Toutefois, le rapport, qui ne donne pas d’autres détails, indique que Pékin a dit à Téhéran qu’il serait très déçu par l’Iran si des navires liés à la Chine étaient attaqués ou si ses intérêts étaient lésés de quelque manière que ce soit. C’est compréhensible, car la Chine ne veut pas se mettre dans une position embarrassante qui l’obligerait à répondre militairement aux alliés de l’Iran ou à se mettre en colère contre le manque de considération de l’Iran à l’égard des navires chinois.

De toute évidence, la Chine souhaite avant tout obtenir l’immunité ou l’assurance verbale que ses navires marchands transitant par la mer Rouge ne seront pas pris pour cible, d’autant plus qu’elle a d’importants intérêts commerciaux maritimes avec d’autres parties régionales dans la mer Rouge, comme l’Égypte et d’autres, en plus d’Israël. Il est également plausible que la Chine demande à l’Iran de faire pression sur les Houthis si elle parvient à des accords non divulgués avec les États-Unis et leurs alliés navals et Israël sur des intérêts communs. Si la Chine parvient à faire pression à la fois sur l’Iran et sur les Houthis, elle satisfera les autres partenaires régionaux de Pékin, tels que l’Arabie saoudite, les Émirats arabes unis et d’autres États du Golfe, qui s’inquiètent de l’escalade des tensions en mer Rouge et dans le détroit de Bab-el-Mandeb.

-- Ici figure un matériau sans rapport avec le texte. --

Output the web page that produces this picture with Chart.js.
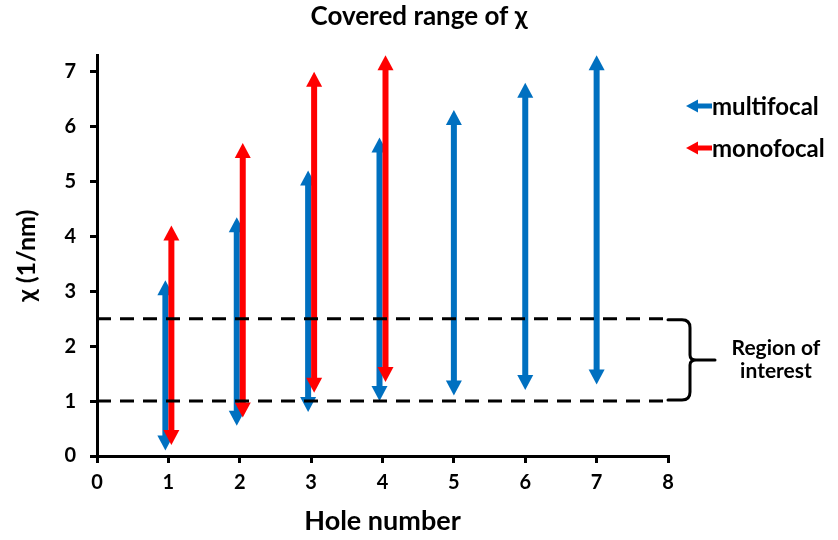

En résumé, la Chine procède à diverses considérations stratégiques pour contrer la menace que les Houthis font peser sur la navigation maritime.

L’équilibre final qui guidera la prise de décision de la Chine dépendra donc de la direction qu’elle prendra  : intervenir activement en faisant pression sur l’Iran pour que les Houthis cessent leurs attaques, ou rester silencieuse et se contenter d’observer le déroulement de la crise.